┏━━
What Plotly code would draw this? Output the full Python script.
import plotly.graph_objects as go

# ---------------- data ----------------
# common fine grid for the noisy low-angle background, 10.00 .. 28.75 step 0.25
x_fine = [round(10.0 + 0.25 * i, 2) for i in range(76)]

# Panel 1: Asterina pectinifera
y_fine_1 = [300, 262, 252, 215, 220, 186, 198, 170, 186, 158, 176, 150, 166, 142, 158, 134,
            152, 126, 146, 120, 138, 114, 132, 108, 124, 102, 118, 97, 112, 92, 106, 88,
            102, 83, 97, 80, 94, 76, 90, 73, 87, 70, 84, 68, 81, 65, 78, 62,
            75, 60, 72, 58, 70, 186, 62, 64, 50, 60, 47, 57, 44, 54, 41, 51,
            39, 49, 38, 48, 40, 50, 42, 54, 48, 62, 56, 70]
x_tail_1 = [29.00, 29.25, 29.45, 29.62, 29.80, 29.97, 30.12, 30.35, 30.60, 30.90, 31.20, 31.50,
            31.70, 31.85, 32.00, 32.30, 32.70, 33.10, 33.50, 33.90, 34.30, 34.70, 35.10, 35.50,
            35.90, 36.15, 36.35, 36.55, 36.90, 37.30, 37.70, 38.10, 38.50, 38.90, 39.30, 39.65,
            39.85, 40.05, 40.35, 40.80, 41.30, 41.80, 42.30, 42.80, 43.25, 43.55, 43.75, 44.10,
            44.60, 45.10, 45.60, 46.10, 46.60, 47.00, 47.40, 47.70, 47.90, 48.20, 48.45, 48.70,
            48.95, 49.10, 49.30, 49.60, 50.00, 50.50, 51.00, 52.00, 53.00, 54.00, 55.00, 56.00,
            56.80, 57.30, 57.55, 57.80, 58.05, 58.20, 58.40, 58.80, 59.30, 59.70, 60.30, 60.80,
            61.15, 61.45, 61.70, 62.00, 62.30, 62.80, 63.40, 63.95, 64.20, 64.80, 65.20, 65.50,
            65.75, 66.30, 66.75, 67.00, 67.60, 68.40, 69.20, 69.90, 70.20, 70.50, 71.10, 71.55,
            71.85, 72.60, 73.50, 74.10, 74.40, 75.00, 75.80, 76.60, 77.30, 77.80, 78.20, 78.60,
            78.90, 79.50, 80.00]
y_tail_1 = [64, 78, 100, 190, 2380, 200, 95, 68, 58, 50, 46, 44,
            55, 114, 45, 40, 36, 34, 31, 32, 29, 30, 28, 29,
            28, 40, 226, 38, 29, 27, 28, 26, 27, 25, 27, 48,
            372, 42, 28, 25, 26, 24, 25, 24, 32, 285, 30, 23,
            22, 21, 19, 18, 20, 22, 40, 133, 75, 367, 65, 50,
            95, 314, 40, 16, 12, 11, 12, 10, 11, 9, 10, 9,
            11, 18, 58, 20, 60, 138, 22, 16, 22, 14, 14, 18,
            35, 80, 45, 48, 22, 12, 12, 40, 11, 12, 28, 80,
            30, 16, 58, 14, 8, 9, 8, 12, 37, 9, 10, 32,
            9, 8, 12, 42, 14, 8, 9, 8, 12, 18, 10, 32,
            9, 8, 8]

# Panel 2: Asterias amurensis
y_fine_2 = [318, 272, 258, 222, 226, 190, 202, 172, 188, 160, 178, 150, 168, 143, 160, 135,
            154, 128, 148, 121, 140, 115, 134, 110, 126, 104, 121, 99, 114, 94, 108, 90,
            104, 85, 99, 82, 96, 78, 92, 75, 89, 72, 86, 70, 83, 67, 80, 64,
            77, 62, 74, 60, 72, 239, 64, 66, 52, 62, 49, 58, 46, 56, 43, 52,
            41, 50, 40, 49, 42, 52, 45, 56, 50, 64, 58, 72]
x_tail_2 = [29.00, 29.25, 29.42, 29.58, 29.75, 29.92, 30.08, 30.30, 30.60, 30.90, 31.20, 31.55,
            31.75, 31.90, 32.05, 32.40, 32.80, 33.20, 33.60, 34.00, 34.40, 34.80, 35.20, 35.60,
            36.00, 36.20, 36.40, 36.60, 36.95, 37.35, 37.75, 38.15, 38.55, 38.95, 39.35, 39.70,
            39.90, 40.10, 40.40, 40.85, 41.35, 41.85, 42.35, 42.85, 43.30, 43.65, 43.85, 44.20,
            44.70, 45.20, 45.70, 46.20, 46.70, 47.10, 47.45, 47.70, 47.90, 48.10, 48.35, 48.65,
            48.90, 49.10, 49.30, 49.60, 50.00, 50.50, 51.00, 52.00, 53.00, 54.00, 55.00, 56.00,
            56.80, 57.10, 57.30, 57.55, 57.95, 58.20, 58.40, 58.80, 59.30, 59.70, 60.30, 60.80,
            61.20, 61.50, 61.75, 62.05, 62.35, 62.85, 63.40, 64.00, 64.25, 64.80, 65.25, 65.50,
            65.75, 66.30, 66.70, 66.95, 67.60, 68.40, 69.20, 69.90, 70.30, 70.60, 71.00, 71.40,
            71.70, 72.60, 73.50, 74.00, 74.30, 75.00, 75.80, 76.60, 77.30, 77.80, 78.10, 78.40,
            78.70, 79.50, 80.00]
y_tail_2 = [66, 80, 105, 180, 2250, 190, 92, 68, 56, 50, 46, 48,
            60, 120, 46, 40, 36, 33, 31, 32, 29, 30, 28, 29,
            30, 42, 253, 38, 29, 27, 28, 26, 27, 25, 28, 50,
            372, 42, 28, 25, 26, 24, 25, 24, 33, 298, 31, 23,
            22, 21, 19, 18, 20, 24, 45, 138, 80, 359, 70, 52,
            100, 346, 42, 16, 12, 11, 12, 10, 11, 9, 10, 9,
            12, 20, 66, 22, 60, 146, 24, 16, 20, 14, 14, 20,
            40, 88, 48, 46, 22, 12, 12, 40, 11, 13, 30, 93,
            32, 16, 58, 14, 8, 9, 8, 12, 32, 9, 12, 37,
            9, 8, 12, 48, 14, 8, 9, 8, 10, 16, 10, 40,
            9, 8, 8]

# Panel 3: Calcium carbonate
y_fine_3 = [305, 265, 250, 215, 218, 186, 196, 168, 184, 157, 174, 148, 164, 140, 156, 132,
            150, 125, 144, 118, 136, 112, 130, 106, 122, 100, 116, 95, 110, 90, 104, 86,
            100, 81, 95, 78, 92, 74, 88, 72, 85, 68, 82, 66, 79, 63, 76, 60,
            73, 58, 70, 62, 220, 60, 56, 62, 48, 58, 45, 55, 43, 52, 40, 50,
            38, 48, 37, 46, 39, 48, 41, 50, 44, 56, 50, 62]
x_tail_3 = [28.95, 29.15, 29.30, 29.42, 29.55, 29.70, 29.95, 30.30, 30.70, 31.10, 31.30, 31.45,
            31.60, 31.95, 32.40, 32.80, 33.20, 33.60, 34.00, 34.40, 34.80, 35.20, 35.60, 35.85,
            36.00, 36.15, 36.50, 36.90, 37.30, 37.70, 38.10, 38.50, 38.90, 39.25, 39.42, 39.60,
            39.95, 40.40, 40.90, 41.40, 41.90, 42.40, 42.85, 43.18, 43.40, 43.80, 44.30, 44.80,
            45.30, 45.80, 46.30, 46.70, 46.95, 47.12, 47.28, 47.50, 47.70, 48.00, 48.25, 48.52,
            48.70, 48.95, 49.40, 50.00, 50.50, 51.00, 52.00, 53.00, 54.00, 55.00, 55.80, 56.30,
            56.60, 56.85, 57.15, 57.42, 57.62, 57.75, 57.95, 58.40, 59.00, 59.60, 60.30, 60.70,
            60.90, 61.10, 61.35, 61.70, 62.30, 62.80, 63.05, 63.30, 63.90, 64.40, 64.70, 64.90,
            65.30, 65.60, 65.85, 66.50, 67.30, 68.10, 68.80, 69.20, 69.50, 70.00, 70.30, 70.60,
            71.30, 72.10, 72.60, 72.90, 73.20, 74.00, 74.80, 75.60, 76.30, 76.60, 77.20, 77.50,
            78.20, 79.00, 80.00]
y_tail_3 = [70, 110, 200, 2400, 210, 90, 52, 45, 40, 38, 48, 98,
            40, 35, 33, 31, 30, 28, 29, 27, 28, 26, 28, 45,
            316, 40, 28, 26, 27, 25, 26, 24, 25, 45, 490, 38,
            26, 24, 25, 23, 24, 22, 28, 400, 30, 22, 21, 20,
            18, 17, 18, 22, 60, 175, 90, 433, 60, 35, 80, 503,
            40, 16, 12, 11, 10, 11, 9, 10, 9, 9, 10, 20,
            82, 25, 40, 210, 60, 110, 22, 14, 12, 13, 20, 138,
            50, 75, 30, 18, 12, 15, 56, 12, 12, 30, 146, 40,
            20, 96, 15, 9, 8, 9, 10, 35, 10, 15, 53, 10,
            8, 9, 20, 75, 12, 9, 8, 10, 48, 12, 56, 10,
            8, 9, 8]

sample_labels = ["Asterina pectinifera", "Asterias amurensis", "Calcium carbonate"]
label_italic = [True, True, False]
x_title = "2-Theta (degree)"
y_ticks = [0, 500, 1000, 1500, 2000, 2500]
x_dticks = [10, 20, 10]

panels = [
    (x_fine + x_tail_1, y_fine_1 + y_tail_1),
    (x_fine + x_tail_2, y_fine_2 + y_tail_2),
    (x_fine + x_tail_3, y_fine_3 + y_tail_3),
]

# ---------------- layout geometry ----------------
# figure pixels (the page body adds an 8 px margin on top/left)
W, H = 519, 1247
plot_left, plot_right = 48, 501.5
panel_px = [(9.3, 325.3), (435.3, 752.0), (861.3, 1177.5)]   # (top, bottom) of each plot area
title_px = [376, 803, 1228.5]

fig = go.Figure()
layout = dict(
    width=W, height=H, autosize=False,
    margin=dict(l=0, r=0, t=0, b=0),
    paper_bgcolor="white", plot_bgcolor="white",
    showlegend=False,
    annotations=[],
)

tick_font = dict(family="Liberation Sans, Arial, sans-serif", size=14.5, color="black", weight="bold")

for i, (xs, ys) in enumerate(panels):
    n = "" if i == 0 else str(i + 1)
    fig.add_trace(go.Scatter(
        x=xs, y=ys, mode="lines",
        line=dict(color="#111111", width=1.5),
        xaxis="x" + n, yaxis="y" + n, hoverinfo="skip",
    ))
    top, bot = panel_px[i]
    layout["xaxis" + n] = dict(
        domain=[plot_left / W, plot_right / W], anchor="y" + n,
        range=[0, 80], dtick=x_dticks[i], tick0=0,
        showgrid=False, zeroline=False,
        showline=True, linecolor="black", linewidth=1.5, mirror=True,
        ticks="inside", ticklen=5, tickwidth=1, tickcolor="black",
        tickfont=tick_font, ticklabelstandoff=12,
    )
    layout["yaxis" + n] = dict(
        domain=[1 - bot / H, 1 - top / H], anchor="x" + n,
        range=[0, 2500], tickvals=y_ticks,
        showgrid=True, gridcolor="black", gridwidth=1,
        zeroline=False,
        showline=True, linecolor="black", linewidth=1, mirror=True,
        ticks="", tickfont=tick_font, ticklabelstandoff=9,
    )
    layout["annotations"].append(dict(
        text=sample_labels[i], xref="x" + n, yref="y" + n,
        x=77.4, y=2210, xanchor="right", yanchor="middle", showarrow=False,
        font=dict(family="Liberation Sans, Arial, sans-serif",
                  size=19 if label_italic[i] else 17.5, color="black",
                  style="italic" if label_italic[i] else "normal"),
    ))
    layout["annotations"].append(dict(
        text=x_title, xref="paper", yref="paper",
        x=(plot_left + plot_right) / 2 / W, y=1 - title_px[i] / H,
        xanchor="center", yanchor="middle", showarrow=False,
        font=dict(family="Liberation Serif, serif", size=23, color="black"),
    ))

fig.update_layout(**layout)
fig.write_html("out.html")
┗━━
◆ Challenge:
Exactly as written, please reproduce the lines from the first line of the data to the line containing "x_fine = [round(10.0", inclusive, and nothing else.

◆ Correct result:
What Plotly code would draw this? Output the full Python script.
import plotly.graph_objects as go

# ---------------- data ----------------
# common fine grid for the noisy low-angle background, 10.00 .. 28.75 step 0.25
x_fine = [round(10.0 + 0.25 * i, 2) for i in range(76)]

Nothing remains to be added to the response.